I was alerted to this issue by a commenter on the Find-A-Grave California Discussion Forum.
If you go in person to the main office of the Los Angeles County Registrar-Recorder in Norwalk, California, and ask to view their birth, death, or marriage records, you will be required to sign a form similar to the one below (the example is for birth records, but the ones for death and marriage records contain the exact same provisions)
(click image to enlarge)
Frankly, I don’t understand most of what’s here in the section after “Please read and sign the following”.
The first item is somewhat clear, but I wonder why L.A. County wants researchers to sign it? What effect, other than a potentially chilling one, would this have on a researcher’s ability to characterize, analyze, or describe data contained in the records?
The second item is extremely confusing. What is meant by “any technical descriptions of the birth or death record indices”? What are the descriptions provided by the State Department of Health Services and how would a researcher know if they are “consistent” with whatever?

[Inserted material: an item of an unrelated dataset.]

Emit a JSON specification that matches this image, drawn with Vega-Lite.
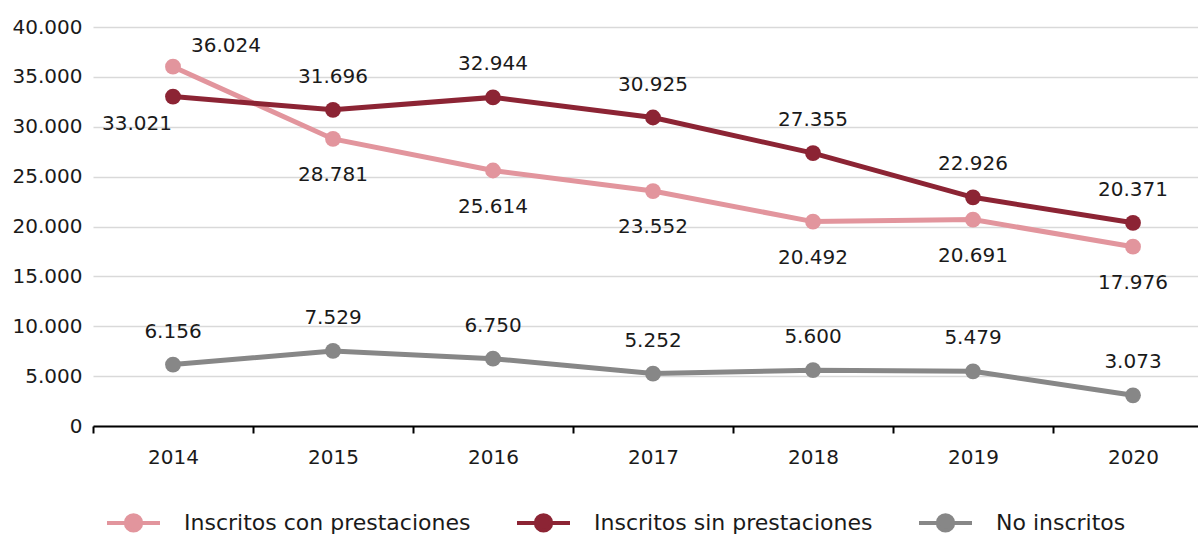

I might understand that item #3 is designed to discourage commercial use of the information (a common, but dubious governmental objective). What, however, is meant by the phrase “otherwise transfer”? Does that mean if I have received certain information from L.A. County’s records, I can’t tell you what it is?
Item #4 is the only one that makes any sense.
The most objectionable requirement is the fifth one, that the researcher “not post information from the [records] on the Internet.” There is no statutory basis for this requirement that I could find in California law. Furthermore, even if
there is a statute permitting the county to impose this requirement, it’s likely unconstitutional as a violation of the First Amendment’s guarantees of free speech and free press. It serves no compelling governmental interest sufficient to overcome an individual’s constitutional rights. And how would the county enforce it? Could they get an injunction blocking proposed publication on the Internet? Or a court order requiring a researcher to remove the information from the Internet? Not likely.
Note that a researcher could broadcast the information on television or radio, or post it on a billboard in downtown Los Angeles, or publish it on the front page of the Los Angeles Times, or even email it to a million people. You just can’t post it on the Internet!
What makes this form all the more amazing is that persons ordering records by mail are not required to sign any such similar form! At this link is the document needed to order records by mail from Los Angeles County.
To use the words we lawyers love to use, the Los Angeles County form contains provisions which are vague and overbroad, arbitrary and capricious, and an unlawful infringement on the right to free expression under the U.S. and
California Constitutions. I would not sign such a form.
For this bit of foolishness, Los Angeles County and its Registrar-Recorder, Dean C. Logan, have earned a place in the Public Records Hall of Shame. Let’s hope they redeem themselves soon!